Given request: In the listing below, pick out lines with "that".

===== Records

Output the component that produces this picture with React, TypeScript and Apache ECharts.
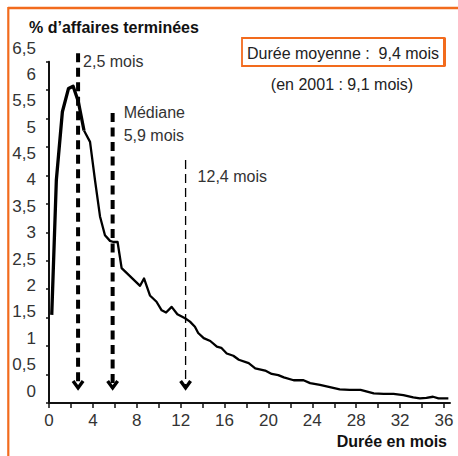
import React, { useEffect, useRef } from "react";
import * as echarts from "echarts";

// Monthly distribution of terminated cases (month, % of cases)
const months = [0.25, 0.67, 1.22, 1.78, 2.2, 2.67, 3.19, 3.74, 4.19, 4.65, 5.1, 5.56, 5.87, 6.25, 6.62, 8.3, 8.66, 9.2, 9.8, 10.27, 10.67, 11.18, 11.7, 12.4, 12.85, 13.3, 13.6, 14.1, 14.7, 15.3, 15.7, 16.2, 16.8, 17.3, 18.2, 18.8, 19.7, 20.3, 20.9, 21.4, 22.3, 23.2, 23.8, 24.7, 25.6, 26.5, 27.4, 28.4, 29.0, 29.6, 30.5, 31.4, 32.3, 33.2, 33.8, 34.4, 35.0, 35.5, 36.4];
const percents = [1.55, 3.92, 5.12, 5.53, 5.57, 5.3, 4.79, 4.59, 3.92, 3.28, 2.95, 2.85, 2.83, 2.83, 2.37, 2.06, 2.19, 1.89, 1.78, 1.63, 1.59, 1.69, 1.56, 1.49, 1.43, 1.34, 1.23, 1.14, 1.09, 0.99, 0.97, 0.87, 0.83, 0.76, 0.70, 0.61, 0.57, 0.51, 0.49, 0.45, 0.40, 0.40, 0.35, 0.32, 0.28, 0.24, 0.23, 0.23, 0.20, 0.17, 0.16, 0.16, 0.14, 0.10, 0.08, 0.09, 0.11, 0.08, 0.08];
// index where the drawn line becomes thinner
const thickUntil = 6;

const xTickValues = [0, 2, 4, 6, 8, 10, 12, 14, 16, 18, 20, 22, 24, 26, 28, 30, 32, 34, 36];
const xLabelValues = [0, 4, 8, 12, 16, 20, 24, 28, 32, 36];
const yTickValues = [0, 0.5, 1, 1.5, 2, 2.5, 3, 3.5, 4, 4.5, 5, 5.5, 6];
const yLabels = ["0", "0,5", "1", "1,5", "2", "2,5", "3", "3,5", "4", "4,5", "5", "5,5", "6", "6,5"];

// Reference lines: month position, top value, bottom value, label anchor value
const refMonths = [2.65, 5.8, 12.45];
const refTops = [6.15, 5.1, 4.27];
const refBottoms = [0.23, 0.23, 0.23];
const refLabelValues = [6.0, 4.9, 3.99];
const refLabels = ["2,5 mois", "Médiane\n5,9 mois", "12,4 mois"];

const titleText = "% d’affaires terminées";
const xName = "Durée en mois";
const meanText = "Durée moyenne :  9,4 mois";
const prevMeanText = "(en 2001 : 9,1 mois)";

const FONT = "'Liberation Sans', Arial, sans-serif";
const ORANGE = "#f26b1d";

const refStyles = [
  { width: 4, dash: [9, 5.5], dx: 5 },
  { width: 4, dash: [9, 5.5], dx: 11 },
  { width: 1.3, dash: [9, 5], dx: 12 },
];

export default function App() {
  const ref = useRef<HTMLDivElement>(null);
  useEffect(() => {
    if (!ref.current) return;
    const chart = echarts.init(ref.current, undefined, { renderer: "svg" });
    const refData = refMonths.map((m, i) => [m, refTops[i], refBottoms[i], refLabelValues[i]]);
    const pts = months.map((m, i) => [m, percents[i]]);
    chart.setOption({
      animation: false,
      backgroundColor: "#ffffff",
      title: {
        text: titleText,
        left: 24,
        top: 14,
        textStyle: { fontFamily: FONT, fontSize: 16, fontWeight: "bold", color: "#111" },
      },
      grid: [
        { left: 49, top: 61.7, right: 8, bottom: 53, containLabel: false },
        { left: 49, top: 48, right: 8, bottom: 65, containLabel: false },
      ],
      xAxis: [
        {
          type: "value",
          gridIndex: 0,
          min: 0,
          max: 36.55,
          axisLine: { show: true, onZero: false, lineStyle: { color: "#111", width: 2 } },
          axisTick: { show: true, length: 5, customValues: xTickValues, lineStyle: { color: "#111", width: 1.5 } },
          axisLabel: {
            customValues: xLabelValues,
            margin: 9,
            fontFamily: FONT,
            fontSize: 17,
            color: "#333",
            formatter: (v: number) => String(v),
          },
          splitLine: { show: false },
        },
        { type: "value", gridIndex: 1, min: 0, max: 1, show: false },
      ],
      yAxis: [
        {
          type: "value",
          gridIndex: 0,
          min: 0,
          max: 6,
          interval: 0.5,
          axisLine: { show: true, lineStyle: { color: "#111", width: 2 } },
          axisTick: { show: true, length: 3, customValues: yTickValues, lineStyle: { color: "#111", width: 1.5 } },
          axisLabel: { show: false },
          splitLine: { show: false },
        },
        {
          type: "category",
          gridIndex: 1,
          data: yLabels,
          boundaryGap: false,
          axisLine: { show: false },
          axisTick: { show: false },
          splitLine: { show: false },
          axisLabel: { margin: 13, fontFamily: FONT, fontSize: 17, color: "#333", interval: 0 },
        },
      ],
      series: [
        {
          type: "line",
          xAxisIndex: 0,
          yAxisIndex: 0,
          data: pts.slice(0, thickUntil + 1),
          symbol: "none",
          lineStyle: { color: "#000", width: 3.3, join: "round" },
          silent: true,
          z: 3,
        },
        {
          type: "line",
          xAxisIndex: 0,
          yAxisIndex: 0,
          data: pts.slice(thickUntil),
          symbol: "none",
          lineStyle: { color: "#000", width: 2.3, join: "round" },
          silent: true,
          z: 3,
        },
        {
          type: "custom",
          xAxisIndex: 0,
          yAxisIndex: 0,
          data: refData,
          clip: false,
          silent: true,
          z: 4,
          renderItem: (params: any, api: any) => {
            const i = params.dataIndex;
            const st = refStyles[i];
            const x = api.value(0);
            const pTop = api.coord([x, api.value(1)]);
            const pBot = api.coord([x, api.value(2)]);
            const pLab = api.coord([x, api.value(3)]);
            return {
              type: "group",
              children: [
                {
                  type: "line",
                  shape: { x1: pTop[0], y1: pTop[1], x2: pBot[0], y2: pBot[1] - 3 },
                  style: { stroke: "#000", lineWidth: st.width, lineDash: st.dash },
                },
                {
                  type: "polyline",
                  shape: {
                    points: [
                      [pBot[0] - 5, pBot[1] - 9],
                      [pBot[0], pBot[1] - 2],
                      [pBot[0] + 5, pBot[1] - 9],
                    ],
                  },
                  style: { stroke: "#000", lineWidth: 3.4, fill: "none", lineJoin: "miter" },
                },
                {
                  type: "text",
                  x: pLab[0] + st.dx,
                  y: pLab[1],
                  style: {
                    text: refLabels[i],
                    fontFamily: FONT,
                    fontSize: 16,
                    lineHeight: 23,
                    fill: "#333",
                    verticalAlign: "middle",
                    align: "left",
                  },
                },
              ],
            };
          },
        },
      ],
      graphic: [
        { type: "line", shape: { x1: 8, y1: 8, x2: 458, y2: 8 }, style: { stroke: ORANGE, lineWidth: 2.5 } },
        { type: "line", shape: { x1: 8.3, y1: 7, x2: 8.3, y2: 456 }, style: { stroke: ORANGE, lineWidth: 2.2 } },
        { type: "rect", shape: { x: 242, y: 38, width: 202, height: 28 }, style: { stroke: ORANGE, lineWidth: 1.8, fill: "#fff" } },
        { type: "line", shape: { x1: 444.5, y1: 37.5, x2: 444.5, y2: 66.5 }, style: { stroke: ORANGE, lineWidth: 3 } },
        {
          type: "text",
          x: 343,
          y: 53,
          style: { text: meanText, fontFamily: FONT, fontSize: 16, fill: "#222", align: "center", verticalAlign: "middle" },
        },
        {
          type: "text",
          x: 342,
          y: 84,
          style: { text: prevMeanText, fontFamily: FONT, fontSize: 16, fill: "#222", align: "center", verticalAlign: "middle" },
        },
        {
          type: "text",
          x: 447,
          y: 441,
          style: { text: xName, fontFamily: FONT, fontSize: 16, fontWeight: "bold", fill: "#111", align: "right", verticalAlign: "middle" },
        },
      ],
    });
    return () => chart.dispose();
  }, []);
  return <div ref={ref} style={{ position: "fixed", left: 0, top: 0, width: 458, height: 456 }} />;
}
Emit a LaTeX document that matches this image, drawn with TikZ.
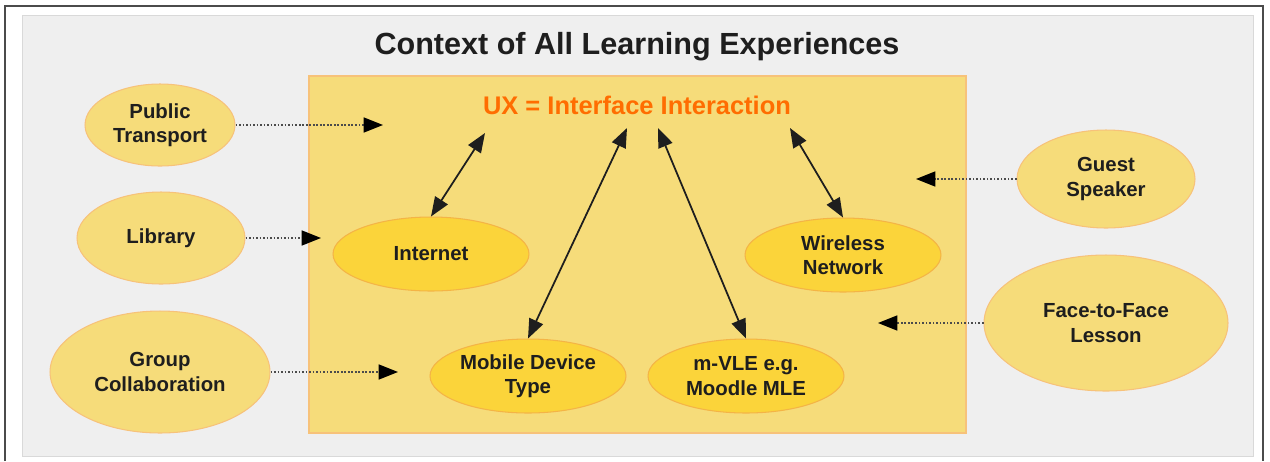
\documentclass[tikz,border=0pt]{standalone}
\usepackage{fontspec}
\setmainfont{Liberation Sans}
\usetikzlibrary{arrows.meta,shapes.geometric}

\definecolor{panel}{HTML}{EFEFEF}
\definecolor{sand}{HTML}{F6DC7A}
\definecolor{sandline}{HTML}{F7C27A}
\definecolor{gold}{HTML}{FBD43A}
\definecolor{goldline}{HTML}{F4B446}
\definecolor{uxorange}{HTML}{FF6D01}
\definecolor{ink}{HTML}{1E1E1E}

\begin{document}
\begin{tikzpicture}[x=0.02cm,y=-0.02cm,
  ctx/.style={ellipse,draw=sandline,fill=sand,line width=.6pt,inner sep=0pt,
    text=ink,align=center,font=\bfseries\fontsize{11.6}{13.8}\selectfont},
  tool/.style={ctx,draw=goldline,fill=gold,minimum width=3.92cm,minimum height=1.48cm},
  feed/.style={draw=ink!80,line width=1pt,dash pattern=on 1pt off 1pt,
    -{Triangle[length=11pt,width=8.5pt,color=black]}},
  link/.style={draw=ink,line width=1pt,
    {Triangle[length=11pt,width=8.5pt]}-{Triangle[length=11pt,width=8.5pt]}}]

\useasboundingbox (0,0) rectangle (1270,461);
\draw[ink!80,line width=.6pt] (5,461) |- (1263,6) -- (1263,461);
\draw[fill=panel,draw=black!15] (22,15) rectangle (1253,456);

\node[font=\bfseries\fontsize{17.4}{20}\selectfont,text=ink] (title) at (637,47) {Context of All Learning Experiences};
\draw[fill=sand,draw=sandline,line width=.6pt] (309,76) rectangle (966,433);
\node[font=\bfseries\fontsize{14.5}{17}\selectfont,text=uxorange] (ux) at (637,105) {UX = Interface Interaction};

% context around the box
\node[ctx,minimum width=3cm,minimum height=1.64cm] (pt) at (160,125) {Public\\Transport};
\node[ctx,minimum width=3.36cm,minimum height=1.84cm] (lib) at (161,238) {Library};
\node[ctx,minimum width=4.4cm,minimum height=2.44cm] (grp) at (160,372) {Group\\Collaboration};
\node[ctx,minimum width=3.56cm,minimum height=1.96cm] (gst) at (1106,179) {Guest\\Speaker};
\node[ctx,minimum width=4.88cm,minimum height=2.72cm] (f2f) at (1106,323) {Face-to-Face\\Lesson};

% what the learner works through
\node[tool] (inet) at (431,254) {Internet};
\node[tool] (wlan) at (843,255) {Wireless\\Network};
\node[tool] (mob) at (528,376) {Mobile Device\\Type};
\node[tool] (mvle) at (746,376) {m-VLE e.g.\\Moodle MLE};

\coordinate (ptE) at (383,125);
\coordinate (libE) at (321,238);
\coordinate (grpE) at (398,372);
\coordinate (gstE) at (916,179);
\coordinate (f2fE) at (878,323);

\coordinate (uxA) at (485,133);
\coordinate (uxB) at (627,128);
\coordinate (uxC) at (658,128);
\coordinate (uxD) at (790,128);

\draw[feed] (pt) -- (ptE);
\draw[feed] (lib) -- (libE);
\draw[feed] (grp) -- (grpE);
\draw[feed] (gst) -- (gstE);
\draw[feed] (f2f) -- (f2fE);

\draw[link] (uxA) -- (inet.north);
\draw[link] (uxB) -- (mob.north);
\draw[link] (uxC) -- (mvle.north);
\draw[link] (uxD) -- (wlan.north);
\end{tikzpicture}
\end{document}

==========

Problem solution:
Output the component that produces this picture with React, TypeScript and Apache ECharts.
Emit a LaTeX document that matches this image, drawn with TikZ.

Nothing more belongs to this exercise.